Since the Supreme Court ruled in favor of same-sex marriage in 2015, statehouses have launched more than 300 bills seeking to restrict LGBTQ rights, many targeting transgender issues as well as conversion therapy and same-sex adoption, according to the Equality Federation, a national advocacy organization. Some have attempted to criminalize doctors who provide hormone treatment to transgender youth and others mandate written parental approval for teens who want to use a pronoun different from their sex at birth.

Many of the bills use the same language and are written by conservative advocacy groups. Almost all of them have failed in statehouses or are stuck in court litigation.

After Idaho became the first state to institute restrictions on transgender youth athletes and order "sex examinations" before they could play, a federal judge in August granted a preliminary injunction. Judge David Nye wrote: "The state has not identified a legitimate interest served by the Act . . . other than an invalid interest of excluding transgender women and girls from women's sports entirely, regardless of their physiological characteristics."

He wrote that being subjected to physical examinations of their gender "is itself humiliating."

In South Dakota, which has been at the forefront of legislation that limits transgender rights, state Rep. Fred Deutsch, a Republican, sponsored a bill last February that sought to criminalize medical professionals for treating transgender youths with hormone blockers or surgery. Despite the state having a majority-Republican legislature, the bill failed after hundreds of people protested.

In a November interview, Deutsch said he would not pursue any transgender bills this year, and instead would focus on the state's high coronavirus infection rates. "My focus is on pandemic related issues for 2021. It's a more urgent need."

But he later changed his mind, putting forward a bill that would ban people from changing the sex designation on their birth certificates, unless there was a clerical error or a person has ambiguous genitalia.

"Values always matter and there's a divide in our country over values," Deutsch said in a phone interview Thursday. "I stood up and said this is not a hate bill. It's about biology. It's science. You can't change your sex. You can look like a boy, you can take hormones and sex operations but it doesn't make you a boy. Your gender can be a boy, but you can never change your sex."

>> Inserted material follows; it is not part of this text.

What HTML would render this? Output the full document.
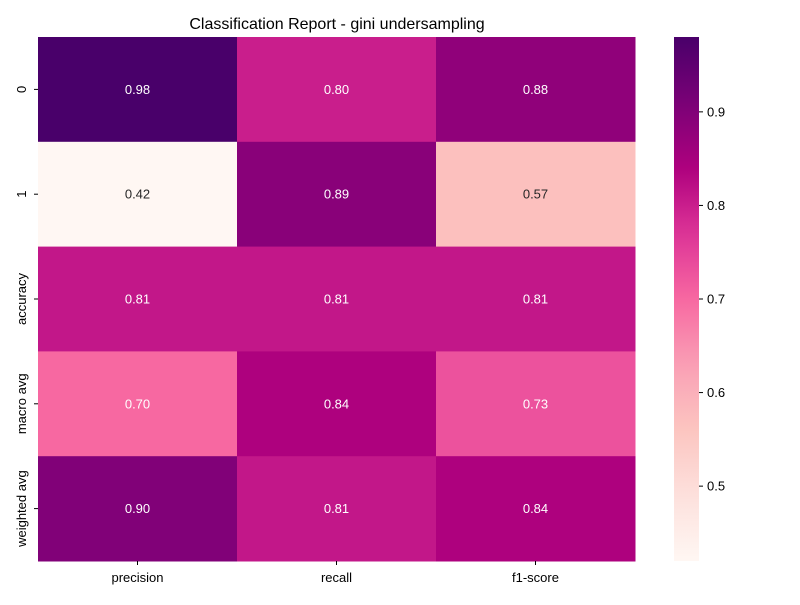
<!DOCTYPE html>
<html><head><meta charset="utf-8"><style>
body{margin:0;background:#fff;font-family:"Liberation Sans","DejaVu Sans",sans-serif;}
</style></head><body>
<svg id="chart" width="800" height="600" xmlns="http://www.w3.org/2000/svg">
<text x="337" y="29" font-size="16" text-anchor="middle">Classification Report - gini undersampling</text>
<g id="cells"></g><g id="xlabels"></g><g id="ylabels"></g>
<defs><linearGradient id="cbgrad" x1="0" y1="1" x2="0" y2="0"></linearGradient></defs>
<rect x="674" y="37" width="25" height="524" fill="url(#cbgrad)"/>
<g id="cbticks"></g>
</svg>
<script>
const rowLabels=["0","1","accuracy","macro avg","weighted avg"];
const colLabels=["precision","recall","f1-score"];
const precision=[0.98,0.42,0.81,0.70,0.90];
const recall=[0.80,0.89,0.81,0.84,0.81];
const f1score=[0.88,0.57,0.81,0.73,0.84];
const cbTicks=[0.5,0.6,0.7,0.8,0.9];
const vmin=0.42,vmax=0.98;
const series=[precision,recall,f1score];
const stops=["#fff7f3","#fde0dd","#fcc5c0","#fa9fb5","#f768a1","#dd3497","#ae017e","#7a0177","#49006a"];
const X0=38,X1=635,Y0=37,Y1=561;
const cw=(X1-X0)/colLabels.length, rh=(Y1-Y0)/rowLabels.length;
const NS="http://www.w3.org/2000/svg";
function hex(h){return [1,3,5].map(i=>parseInt(h.substr(i,2),16));}
function cmap(t){t=Math.max(0,Math.min(1,t));const p=t*(stops.length-1);const i=Math.min(Math.floor(p),stops.length-2);const f=p-i;const a=hex(stops[i]),b=hex(stops[i+1]);return a.map((v,k)=>Math.round(v+(b[k]-v)*f));}
function lum(c){const l=c.map(v=>{v/=255;return v<=0.03928?v/12.92:Math.pow((v+0.055)/1.055,2.4)});return 0.2126*l[0]+0.7152*l[1]+0.0722*l[2];}
function cy(v){return Y1-(v-vmin)/(vmax-vmin)*(Y1-Y0);}
function el(tag,attrs,parent,txt){const e=document.createElementNS(NS,tag);for(const k in attrs)e.setAttribute(k,attrs[k]);if(txt!==undefined)e.textContent=txt;parent.appendChild(e);return e;}
const cells=document.getElementById('cells');
series.forEach((s,ci)=>{s.forEach((v,ri)=>{
 const c=cmap((v-vmin)/(vmax-vmin));
 const r=el('rect',{x:X0+ci*cw,y:Y0+ri*rh,width:cw+0.5,height:rh+0.5,fill:`rgb(${c})`},cells);
 
 
 const t=el('text',{x:X0+(ci+0.5)*cw,y:Y0+(ri+0.5)*rh+4.5,'font-size':13,'text-anchor':'middle',fill:lum(c)>0.408?'#262626':'#fff'},cells,v.toFixed(2));
 
 
});});
const xl=document.getElementById('xlabels');
colLabels.forEach((l,i)=>{const x=X0+(i+0.5)*cw;
 el('line',{x1:x,x2:x,y1:Y1,y2:Y1+4,stroke:'#000'},xl);
 const t=el('text',{x:x,y:Y1+21,'font-size':13,'text-anchor':'middle'},xl,l);
 
 });
const yl=document.getElementById('ylabels');
rowLabels.forEach((l,i)=>{const y=Y0+(i+0.5)*rh;
 el('line',{x1:X0-4,x2:X0,y1:y,y2:y,stroke:'#000'},yl);
 const t=el('text',{x:0,y:0,'font-size':13,'text-anchor':'middle',transform:`translate(26,${y}) rotate(-90)`},yl,l);
 
 });
const g=document.getElementById('cbgrad');
for(let i=0;i<=20;i++){el('stop',{offset:(i/20),'stop-color':`rgb(${cmap(i/20)})`},g);}
const cb=document.getElementById('cbticks');
cbTicks.forEach(v=>{const y=cy(v);
 el('line',{x1:699,x2:703,y1:y,y2:y,stroke:'#000'},cb);
 const t=el('text',{x:707,y:y+4.5,'font-size':13},cb,v.toFixed(1));
 
 });
</script>
</body></html>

Deutsch's bill has passed the House and is moving to a Senate committee.

South Dakota state Rep. Linda Duba, a Democrat, who has consistently voted against legislation that restricts transgender rights, said she was taken aback by Deutsch's about-face.

"Again? What a waste of time. We need to focus on legislation to help those who are impacted by covid," said Duba, who said she worries about the stakes of such legislation for a population with a disproportionately high rate of suicide and homelessness. "Why discriminate and focus on a group of people who already feel marginalized? We have so many other problems."

These state-level legislative efforts come as more than 8 in 10 Americans say they favor laws that would protect LGBTQ people against discrimination in jobs, public accommodations and housing, according to a Public Religion Research Institute 2020 American Values Survey.

But while public opinion polls across the board show support for transgender military service and other transgender rights, support softens when it comes to public accommodations and sports, Haider-Markel said.

"These things make people feel uncomfortable," Haider-Markel said. "When you combine that with close contact . . . whether it be in bathrooms or in sports, that disgust becomes more threatening."

But transgender athlete Juniper Eastwood, 23, a cross-country runner, said she hopes public sentiments will soon shift, just as many conservatives have come to accept the gay community.

"It's just going to take a long time," she said. "It won't happen this year."